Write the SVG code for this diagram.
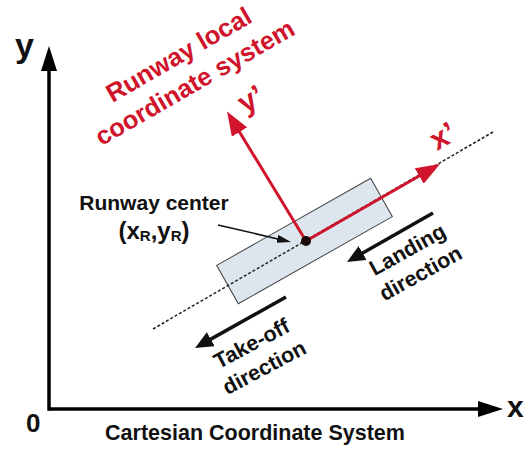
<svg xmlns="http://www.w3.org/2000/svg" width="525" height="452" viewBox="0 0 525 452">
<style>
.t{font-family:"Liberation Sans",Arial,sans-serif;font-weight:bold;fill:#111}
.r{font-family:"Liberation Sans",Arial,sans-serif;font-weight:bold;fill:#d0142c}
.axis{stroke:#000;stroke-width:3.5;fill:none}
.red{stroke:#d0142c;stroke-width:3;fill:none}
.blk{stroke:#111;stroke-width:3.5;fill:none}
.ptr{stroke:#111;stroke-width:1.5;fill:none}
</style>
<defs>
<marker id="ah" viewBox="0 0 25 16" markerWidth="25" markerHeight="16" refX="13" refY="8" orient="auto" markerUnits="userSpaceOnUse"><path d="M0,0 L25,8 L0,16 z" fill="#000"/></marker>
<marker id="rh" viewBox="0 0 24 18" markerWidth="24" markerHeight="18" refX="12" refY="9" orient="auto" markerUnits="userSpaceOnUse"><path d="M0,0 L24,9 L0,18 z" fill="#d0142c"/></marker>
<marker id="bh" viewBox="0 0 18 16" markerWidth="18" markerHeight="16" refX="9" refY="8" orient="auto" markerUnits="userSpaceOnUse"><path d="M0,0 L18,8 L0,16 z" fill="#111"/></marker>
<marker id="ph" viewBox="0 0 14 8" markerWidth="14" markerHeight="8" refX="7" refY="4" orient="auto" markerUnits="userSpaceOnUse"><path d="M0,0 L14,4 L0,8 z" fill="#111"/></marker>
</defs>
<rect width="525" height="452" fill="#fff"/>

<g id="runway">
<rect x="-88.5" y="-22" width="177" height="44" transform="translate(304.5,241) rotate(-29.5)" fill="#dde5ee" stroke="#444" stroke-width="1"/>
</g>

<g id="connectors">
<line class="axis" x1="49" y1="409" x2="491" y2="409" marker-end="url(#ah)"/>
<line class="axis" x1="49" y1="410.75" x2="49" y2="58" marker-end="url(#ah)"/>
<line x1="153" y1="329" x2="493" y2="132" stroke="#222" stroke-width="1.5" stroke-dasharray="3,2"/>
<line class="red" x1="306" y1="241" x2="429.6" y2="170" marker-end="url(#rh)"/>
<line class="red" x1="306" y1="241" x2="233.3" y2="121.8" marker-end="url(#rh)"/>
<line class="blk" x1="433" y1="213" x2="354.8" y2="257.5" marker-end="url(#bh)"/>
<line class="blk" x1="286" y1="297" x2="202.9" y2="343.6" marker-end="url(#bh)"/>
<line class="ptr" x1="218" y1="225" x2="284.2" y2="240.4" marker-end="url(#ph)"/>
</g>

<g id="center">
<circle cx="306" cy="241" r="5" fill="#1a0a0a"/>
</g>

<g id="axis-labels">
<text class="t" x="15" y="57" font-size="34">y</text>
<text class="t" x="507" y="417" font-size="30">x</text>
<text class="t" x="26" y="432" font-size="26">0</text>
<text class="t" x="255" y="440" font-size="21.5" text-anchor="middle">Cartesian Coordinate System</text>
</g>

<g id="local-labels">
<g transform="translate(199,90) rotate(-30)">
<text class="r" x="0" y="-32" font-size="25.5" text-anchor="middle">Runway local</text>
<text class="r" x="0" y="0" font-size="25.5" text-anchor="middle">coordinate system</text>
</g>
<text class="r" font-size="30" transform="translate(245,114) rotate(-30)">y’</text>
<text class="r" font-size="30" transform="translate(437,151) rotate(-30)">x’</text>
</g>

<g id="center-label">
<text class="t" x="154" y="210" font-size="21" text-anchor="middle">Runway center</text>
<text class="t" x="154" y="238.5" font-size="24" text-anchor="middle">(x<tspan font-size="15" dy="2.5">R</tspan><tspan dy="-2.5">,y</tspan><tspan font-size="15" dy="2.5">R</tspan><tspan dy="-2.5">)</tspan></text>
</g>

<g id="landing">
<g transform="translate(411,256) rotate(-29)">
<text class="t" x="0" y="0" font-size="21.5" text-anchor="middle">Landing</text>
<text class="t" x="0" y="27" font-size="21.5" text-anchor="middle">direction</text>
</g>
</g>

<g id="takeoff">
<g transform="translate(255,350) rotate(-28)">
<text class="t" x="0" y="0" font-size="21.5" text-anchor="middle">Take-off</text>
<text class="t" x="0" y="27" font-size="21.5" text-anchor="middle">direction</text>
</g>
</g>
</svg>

TASK GOAL
Transcribe all of the material exactly, leaving out whatever pictures it contains.

RESPONSE BELOW
Write the SVG code for this diagram.
<svg xmlns="http://www.w3.org/2000/svg" width="525" height="452" viewBox="0 0 525 452">
<style>
.t{font-family:"Liberation Sans",Arial,sans-serif;font-weight:bold;fill:#111}
.r{font-family:"Liberation Sans",Arial,sans-serif;font-weight:bold;fill:#d0142c}
.axis{stroke:#000;stroke-width:3.5;fill:none}
.red{stroke:#d0142c;stroke-width:3;fill:none}
.blk{stroke:#111;stroke-width:3.5;fill:none}
.ptr{stroke:#111;stroke-width:1.5;fill:none}
</style>
<defs>
<marker id="ah" viewBox="0 0 25 16" markerWidth="25" markerHeight="16" refX="13" refY="8" orient="auto" markerUnits="userSpaceOnUse"><path d="M0,0 L25,8 L0,16 z" fill="#000"/></marker>
<marker id="rh" viewBox="0 0 24 18" markerWidth="24" markerHeight="18" refX="12" refY="9" orient="auto" markerUnits="userSpaceOnUse"><path d="M0,0 L24,9 L0,18 z" fill="#d0142c"/></marker>
<marker id="bh" viewBox="0 0 18 16" markerWidth="18" markerHeight="16" refX="9" refY="8" orient="auto" markerUnits="userSpaceOnUse"><path d="M0,0 L18,8 L0,16 z" fill="#111"/></marker>
<marker id="ph" viewBox="0 0 14 8" markerWidth="14" markerHeight="8" refX="7" refY="4" orient="auto" markerUnits="userSpaceOnUse"><path d="M0,0 L14,4 L0,8 z" fill="#111"/></marker>
</defs>
<rect width="525" height="452" fill="#fff"/>

<g id="runway">
<rect x="-88.5" y="-22" width="177" height="44" transform="translate(304.5,241) rotate(-29.5)" fill="#dde5ee" stroke="#444" stroke-width="1"/>
</g>

<g id="connectors">
<line class="axis" x1="49" y1="409" x2="491" y2="409" marker-end="url(#ah)"/>
<line class="axis" x1="49" y1="410.75" x2="49" y2="58" marker-end="url(#ah)"/>
<line x1="153" y1="329" x2="493" y2="132" stroke="#222" stroke-width="1.5" stroke-dasharray="3,2"/>
<line class="red" x1="306" y1="241" x2="429.6" y2="170" marker-end="url(#rh)"/>
<line class="red" x1="306" y1="241" x2="233.3" y2="121.8" marker-end="url(#rh)"/>
<line class="blk" x1="433" y1="213" x2="354.8" y2="257.5" marker-end="url(#bh)"/>
<line class="blk" x1="286" y1="297" x2="202.9" y2="343.6" marker-end="url(#bh)"/>
<line class="ptr" x1="218" y1="225" x2="284.2" y2="240.4" marker-end="url(#ph)"/>
</g>

<g id="center">
<circle cx="306" cy="241" r="5" fill="#1a0a0a"/>
</g>

<g id="axis-labels">
<text class="t" x="15" y="57" font-size="34">y</text>
<text class="t" x="507" y="417" font-size="30">x</text>
<text class="t" x="26" y="432" font-size="26">0</text>
<text class="t" x="255" y="440" font-size="21.5" text-anchor="middle">Cartesian Coordinate System</text>
</g>

<g id="local-labels">
<g transform="translate(199,90) rotate(-30)">
<text class="r" x="0" y="-32" font-size="25.5" text-anchor="middle">Runway local</text>
<text class="r" x="0" y="0" font-size="25.5" text-anchor="middle">coordinate system</text>
</g>
<text class="r" font-size="30" transform="translate(245,114) rotate(-30)">y’</text>
<text class="r" font-size="30" transform="translate(437,151) rotate(-30)">x’</text>
</g>

<g id="center-label">
<text class="t" x="154" y="210" font-size="21" text-anchor="middle">Runway center</text>
<text class="t" x="154" y="238.5" font-size="24" text-anchor="middle">(x<tspan font-size="15" dy="2.5">R</tspan><tspan dy="-2.5">,y</tspan><tspan font-size="15" dy="2.5">R</tspan><tspan dy="-2.5">)</tspan></text>
</g>

<g id="landing">
<g transform="translate(411,256) rotate(-29)">
<text class="t" x="0" y="0" font-size="21.5" text-anchor="middle">Landing</text>
<text class="t" x="0" y="27" font-size="21.5" text-anchor="middle">direction</text>
</g>
</g>

<g id="takeoff">
<g transform="translate(255,350) rotate(-28)">
<text class="t" x="0" y="0" font-size="21.5" text-anchor="middle">Take-off</text>
<text class="t" x="0" y="27" font-size="21.5" text-anchor="middle">direction</text>
</g>
</g>
</svg>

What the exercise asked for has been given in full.